Now, considering the sum ${{\tan }^{-1}}\dfrac{1}{7}+{{\tan }^{-1}}\dfrac{1}{8}$ by using the identity: ${{\tan }^{-1}}a+{{\tan }^{-1}}b={{\tan }^{-1}}\left( \dfrac{a+b}{1-ab} \right)$, where $ab$ must be less than 1, we get,
$\dfrac{1}{7}\times \dfrac{1}{8}=\dfrac{1}{56}$, which is less than 1. Therefore,
${{\tan }^{-1}}\dfrac{1}{7}+{{\tan }^{-1}}\dfrac{1}{8}={{\tan }^{-1}}\left( \dfrac{\dfrac{1}{7}+\dfrac{1}{8}}{1-\dfrac{1}{7}\times \dfrac{1}{8}} \right)$
Taking L.C.M and simplifying, we get,
$\begin{align}
  & {{\tan }^{-1}}\dfrac{1}{7}+{{\tan }^{-1}}\dfrac{1}{8}={{\tan }^{-1}}\left( \dfrac{\dfrac{8+7}{56}}{1-\dfrac{1}{56}} \right) \\
 & ={{\tan }^{-1}}\left( \dfrac{\dfrac{15}{56}}{\dfrac{56-1}{56}} \right) \\
 & ={{\tan }^{-1}}\left( \dfrac{\dfrac{15}{56}}{\dfrac{55}{56}} \right) \\
\end{align}$
Cancelling the common terms, we get,
${{\tan }^{-1}}\dfrac{1}{7}+{{\tan }^{-1}}\dfrac{1}{8}={{\tan }^{-1}}\dfrac{3}{11}$
Now considering the sum ${{\tan }^{-1}}\dfrac{3}{11}+{{\tan }^{-1}}\dfrac{1}{18}$, where $\dfrac{3}{11}\times \dfrac{1}{18}=\dfrac{1}{66}$ is less than 1, we get,
${{\tan }^{-1}}\dfrac{3}{11}+{{\tan }^{-1}}\dfrac{1}{18}={{\tan }^{-1}}\left( \dfrac{\dfrac{3}{11}+\dfrac{1}{18}}{1-\dfrac{3}{11}\times \dfrac{1}{18}} \right)$
Taking L.C.M and simplifying, we get,
$\begin{align}
  & {{\tan }^{-1}}\dfrac{3}{11}+{{\tan }^{-1}}\dfrac{1}{18}={{\tan }^{-1}}\left( \dfrac{\dfrac{18\times 3+11}{18\times 11}}{1-\dfrac{3}{18\times 11}} \right) \\
 & ={{\tan }^{-1}}\left( \dfrac{\dfrac{54+11}{18\times 11}}{\dfrac{18\times 11-3}{18\times 11}} \right) \\
 & ={{\tan }^{-1}}\left( \dfrac{65}{195} \right) \\
 & ={{\tan }^{-1}}\left( \dfrac{1}{3} \right) \\
 & =R.H.S \\
\end{align}$
Therefore, it is proved that: ${{\tan }^{-1}}\dfrac{1}{7}+{{\tan }^{-1}}\dfrac{1}{8}+{{\tan }^{-1}}\dfrac{1}{18}={{\tan }^{-1}}\dfrac{1}{3}$.
Hence, ${{\cot }^{-1}}7+{{\cot }^{-1}}8+{{\cot }^{-1}}18={{\cot }^{-1}}3$.

Note: One may note that we have changed the given cot inverse functions into tan inverse functions because generally, we remember the formula of the sum of two tan inverse functions and not cot inverse functions.
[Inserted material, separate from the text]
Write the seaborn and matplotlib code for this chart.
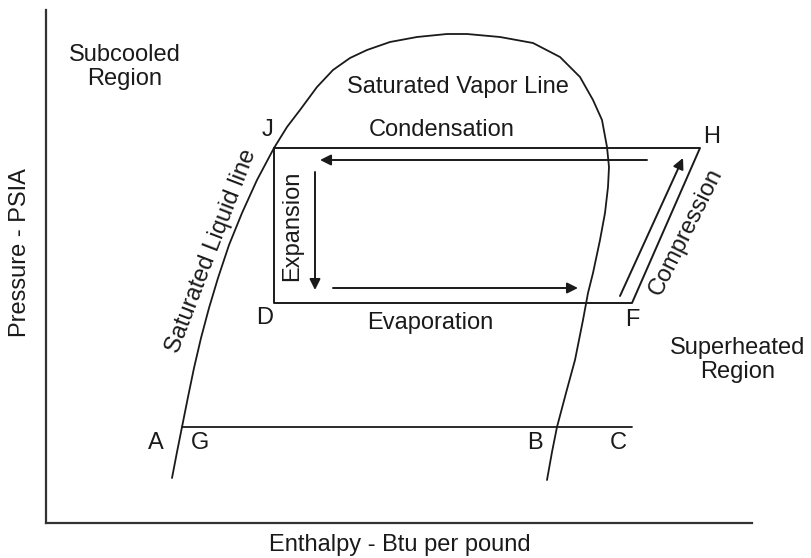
import numpy as np
import pandas as pd
import matplotlib
matplotlib.use("Agg")
import matplotlib.pyplot as plt
import seaborn as sns

sns.set_style("white")
plt.rcParams['font.family'] = ['Liberation Sans', 'DejaVu Sans']

# saturation dome (enthalpy, pressure) in chart units, liquid side then vapor side
dome_h = [126, 131, 136, 142, 148, 155, 163, 172, 183, 196, 211, 228, 241, 254, 271, 287, 304, 321, 344, 371,
          401, 421, 454, 487, 514, 534, 547, 556, 561, 563, 562, 559, 554, 547, 542, 537, 529, 520, 511, 506, 501]
dome_p = [45, 71, 96, 126, 155, 185, 215, 245, 278, 310, 343, 375, 396, 413, 436, 453, 465, 473, 481, 486,
          489, 489, 486, 480, 466, 446, 423, 403, 376, 356, 336, 310, 283, 250, 230, 203, 163, 130, 96, 71, 43]

# refrigeration cycle J -> H -> F -> D -> J
cycle_pts = ["J", "H", "F", "D", "J"]
cycle_h = [228, 654, 586, 228, 228]
cycle_p = [375, 375, 220, 220, 375]

# wet region line G..C
wet_h = [136, 586]
wet_p = [96, 96]

# process arrows: (h_start, p_start, h_end, p_end)
arrows = {
    "condensation": (601, 363, 274, 363),
    "expansion": (269, 351, 269, 233),
    "evaporation": (287, 235, 532, 235),
    "compression": (574, 227, 637, 365),
}

point_labels = ["J", "H", "D", "F", "A", "G", "B", "C"]
point_h = [222, 666, 219, 586, 110, 154, 489, 572]
point_p = [393, 386, 205, 203, 80, 80, 80, 80]

ink = "#1a1a1a"
fs = 17

fig = plt.figure(figsize=(8.12, 5.58), dpi=100)
ax = fig.add_axes([46 / 812, 35 / 558, 706 / 812, 513 / 558])
ax.set_xlim(0, 706)
ax.set_ylim(0, 513)

dome = pd.DataFrame({"h": dome_h, "p": dome_p})
sns.lineplot(data=dome, x="h", y="p", sort=False, estimator=None, color=ink, lw=1.3, ax=ax)
cyc = pd.DataFrame({"h": cycle_h, "p": cycle_p})
sns.lineplot(data=cyc, x="h", y="p", sort=False, estimator=None, color=ink, lw=1.4, ax=ax)
sns.lineplot(x=wet_h, y=wet_p, estimator=None, color=ink, lw=1.3, ax=ax)

for name, (h0, p0, h1, p1) in arrows.items():
    ax.annotate("", xy=(h1, p1), xytext=(h0, p0),
                arrowprops=dict(arrowstyle="-|>", color=ink, lw=1.4,
                                mutation_scale=16, shrinkA=0, shrinkB=0))

for lab, h, p in zip(point_labels, point_h, point_p):
    ax.text(h, p, lab, fontsize=fs, color=ink, ha="center", va="center")

ax.text(79, 456, "Subcooled\nRegion", fontsize=fs, color=ink, ha="center", va="center", linespacing=1.1)
ax.text(412, 436, "Saturated Vapor Line", fontsize=fs, color=ink, ha="center", va="center")
ax.text(396, 393, "Condensation", fontsize=fs, color=ink, ha="center", va="center")
ax.text(246, 297, "Expansion", fontsize=fs, color=ink, ha="center", va="center", rotation=90)
ax.text(384, 200, "Evaporation", fontsize=fs, color=ink, ha="center", va="center")
ax.text(640, 291, "Compression", fontsize=fs, color=ink, ha="center", va="center", rotation=63.5)
ax.text(165, 272, "Saturated Liquid line", fontsize=fs, color=ink, ha="center", va="center", rotation=69)
ax.text(692, 163, "Superheated\nRegion", fontsize=fs, color=ink, ha="center", va="center",
        linespacing=1.1, clip_on=False)

ax.set_xticks([])
ax.set_yticks([])
ax.set_xlabel("")
ax.set_ylabel("")
sns.despine(ax=ax)
for s in ["left", "bottom"]:
    ax.spines[s].set_color("#333333")
    ax.spines[s].set_linewidth(1.6)

fig.text(400 / 812, 1 - 545 / 558, "Enthalpy - Btu per pound", fontsize=fs, color=ink,
         ha="center", va="center")
fig.text(20 / 812, 1 - 253 / 558, "Pressure - PSIA", fontsize=fs, color=ink,
         ha="center", va="center", rotation=90)

fig.savefig("out.png", dpi=100, facecolor="white")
You can remember the formula for cot inverse functions for solving the question in fewer steps. Remember that in the above question, it is difficult to solve while taking the sum of all the three terms together. Therefore, we have considered the sum of two terms at a time.